The economics of the workplace were an explicit consideration for the Sixth Circuit in Crawford. "The impact of Title VII on an employer can be onerous," the court wrote, stating that expanding Title VII liability to employers who proactively initiate an internal investigation would discourage the practice. Yet this position has been criticized. The U.S. Solicitor General, the federal government’s chief advocate before the Supreme Court, argued in an amicus brief that because leaving employees unprotected in internal investigations would mean fewer employees willing to participate, the effectiveness of such investigations would be diminished. This position comes from a Bush Administration Department of Justice not known for championing workers’ rights.

Now that the Supreme Court has agreed to hear Crawford’s case, employers in New Hampshire, and across the country, have a definite stake in the outcome. Undertaking a proactive internal investigation is one of the smartest steps an employer can take upon learning of potential sexual harassment or other discriminatory behavior. In fact, in the late 1990s, the Supreme Court carved-out new legal protections from Title VII liability for employers who react to a supervisor’s sexual harassment by taking reasonable steps to promptly correct the harassment and prevent future instances of the behavior. An EEOC compliance manual for employers likewise stresses the importance of a "prompt, thorough, and impartial investigation" of supervisor sexual harassment.

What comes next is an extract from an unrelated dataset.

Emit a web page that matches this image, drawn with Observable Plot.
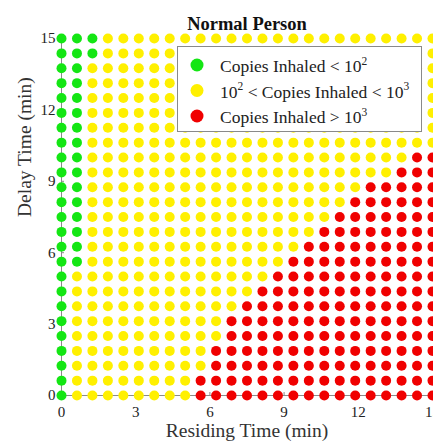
<!DOCTYPE html>
<html>
<head>
<meta charset="utf-8">
<script src="https://cdn.jsdelivr.net/npm/d3@7"></script>
<script src="https://cdn.jsdelivr.net/npm/@observablehq/plot@0.6"></script>
<style>
  html, body { margin: 0; padding: 0; background: #fff; overflow: hidden; }
  #wrap { position: relative; width: 433px; height: 443px; overflow: hidden; }
</style>
</head>
<body>
<div id="wrap"></div>
<script>
// ---- data ----
const residingTimes = [0, 0.625, 1.25, 1.875, 2.5, 3.125, 3.75, 4.375, 5, 5.625, 6.25, 6.875, 7.5,
  8.125, 8.75, 9.375, 10, 10.625, 11.25, 11.875, 12.5, 13.125, 13.75, 14.375, 15];
const delayTimes = [0, 0.625, 1.25, 1.875, 2.5, 3.125, 3.75, 4.375, 5, 5.625, 6.25, 6.875, 7.5,
  8.125, 8.75, 9.375, 10, 10.625, 11.25, 11.875, 12.5, 13.125, 13.75, 14.375, 15];
// one string per delay-time row, top (15 min) to bottom (0 min); G = <1e2, Y = 1e2..1e3, R = >1e3
const levelRows = [
  "GGGYY YYYYY YYYYY YYYYY YYYYY",
  "GGGYY YYYYY YYYYY YYYYY YYYYY",
  "GGYYY YYYYY YYYYY YYYYY YYYYY",
  "GGYYY YYYYY YYYYY YYYYY YYYYY",
  "GGYYY YYYYY YYYYY YYYYY YYYYY",
  "GGYYY YYYYY YYYYY YYYYY YYYYY",
  "GGYYY YYYYY YYYYY YYYYY YYYYY",
  "GGYYY YYYYY YYYYY YYYYY YYYYY",
  "GGYYY YYYYY YYYYY YYYYY YYYRR",
  "GGYYY YYYYY YYYYY YYYYY YYRRR",
  "GGYYY YYYYY YYYYY YYYYY RRRRR",
  "GGYYY YYYYY YYYYY YYYYR RRRRR",
  "GGYYY YYYYY YYYYY YYYRR RRRRR",
  "GGYYY YYYYY YYYYY YYRRR RRRRR",
  "GGYYY YYYYY YYYYY YRRRR RRRRR",
  "GGYYY YYYYY YYYYY RRRRR RRRRR",
  "GYYYY YYYYY YYYYR RRRRR RRRRR",
  "GYYYY YYYYY YYYRR RRRRR RRRRR",
  "GYYYY YYYYY YYRRR RRRRR RRRRR",
  "GYYYY YYYYY YRRRR RRRRR RRRRR",
  "GYYYY YYYYY YRRRR RRRRR RRRRR",
  "GYYYY YYYYY RRRRR RRRRR RRRRR",
  "GYYYY YYYYY RRRRR RRRRR RRRRR",
  "GYYYY YYYYR RRRRR RRRRR RRRRR",
  "GYYYY YYYYR RRRRR RRRRR RRRRR"
];
const levelCodes = ["G", "Y", "R"];
const levelColors = ["#14e614", "#fff000", "#f00000"];
// legend texts: [before, superscript, middle, superscript]
const legendTexts = [
  ["Copies Inhaled < 10", "2", "", ""],
  ["10", "2", " < Copies Inhaled < 10", "3"],
  ["Copies Inhaled > 10", "3", "", ""]
];
const xTicks = [0, 3, 6, 9, 12, 15];
const yTicks = [0, 3, 6, 9, 12, 15];
const titleText = "Normal Person";
const xLabel = "Residing Time (min)";
const yLabel = "Delay Time (min)";

// ---- build cells ----
const cells = [];
levelRows.forEach((row, r) => {
  const codes = row.replace(/ /g, "");
  const y = delayTimes[delayTimes.length - 1 - r];
  for (let c = 0; c < codes.length; c++) cells.push({x: residingTimes[c], y, level: codes[c]});
});

const serif = "'Liberation Serif', 'Times New Roman', Times, serif";

const chart = Plot.plot({
  width: 433,
  height: 443,
  marginLeft: 61,
  marginRight: 1,
  marginTop: 38,
  marginBottom: 48,
  x: {domain: [0, 15], label: null},
  y: {domain: [0, 15], label: null},
  color: {domain: levelCodes, range: levelColors},
  style: {fontFamily: serif, background: "white", color: "#222", overflow: "visible"},
  marks: [
    Plot.ruleY([0], {stroke: "#8a8a8a", strokeWidth: 1}),
    Plot.ruleX([0], {stroke: "#8a8a8a", strokeWidth: 1}),
    Plot.axisX(xTicks, {tickSize: -3, tickPadding: 14, fontSize: 15, label: null, stroke: "#8a8a8a", fill: "#222"}),
    Plot.axisY(yTicks, {tickSize: -3, tickPadding: 9, fontSize: 15, label: null, stroke: "#8a8a8a", fill: "#222"}),
    Plot.dot(cells, {x: "x", y: "y", fill: "level", r: 5, stroke: null}),
    Plot.text([titleText], {frameAnchor: "top", dy: -22, fontSize: 18.5, fontWeight: "bold", fill: "#111"}),
    Plot.text([xLabel], {frameAnchor: "bottom", dy: 41.5, fontSize: 19.5, fill: "#333"}),
    Plot.text([yLabel], {frameAnchor: "left", dx: -37, rotate: -90, fontSize: 19.5, fill: "#333"})
  ]
});

document.getElementById("wrap").appendChild(chart);

// ---- legend box drawn into the same svg ----
const svg = d3.select(chart.tagName.toLowerCase() === "svg" ? chart : chart.querySelector("svg"));
const lg = svg.append("g").attr("font-family", serif).attr("font-size", 17.5)
  .attr("fill", "#222").attr("text-anchor", "start");
lg.append("rect").attr("x", 177.5).attr("y", 46.5).attr("width", 244).attr("height", 85)
  .attr("fill", "white").attr("stroke", "#8a8a8a").attr("stroke-width", 1);
legendTexts.forEach((t, i) => {
  const base = 72 + i * 25.5;
  lg.append("circle").attr("cx", 197).attr("cy", base - 7).attr("r", 6.5).attr("fill", levelColors[i]);
  const tx = lg.append("text").attr("x", 220).attr("y", base).attr("text-anchor", "start");
  tx.append("tspan").text(t[0]);
  tx.append("tspan").attr("dy", -7.5).attr("font-size", 11.5).text(t[1]);
  if (t[2]) tx.append("tspan").attr("dy", 7.5).text(t[2]);
  if (t[3]) tx.append("tspan").attr("dy", -7.5).attr("font-size", 11.5).text(t[3]);
});
</script>
</body>
</html>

As long as the Sixth Circuit’s Crawford decision stands, employees will face legal uncertainty when asked for information as part of their employers’ harassment or discrimination investigations. This will make it harder for employers to react quickly in remedying acts of discrimination, diminishing the utility of proactive investigations, which should serve as the preferred first step for all parties involved.

1. 42 U.S.C. § 2000e-3(a) states "[i]t shall be an unlawful employment practice for an employer to discriminate against any … employee[] … because he has opposed any practice made an unlawful employment practice by this subchapter, or because he has made a charge, testified, assisted, or participated in any manner in an investigation, proceeding, or hearing under" Title VII. (Emphasis added).

Leonard D. Zamansky is an attorney at Nelson, Kinder, Mosseau & Saturley, PC in Manchester and is a member in the firm’s Employment Practice Group. Stephen D. Coppolo is also an attorney at Nelson, Kinder. He is a member in the firm’s Employment Practice Group and the Medical Services Group.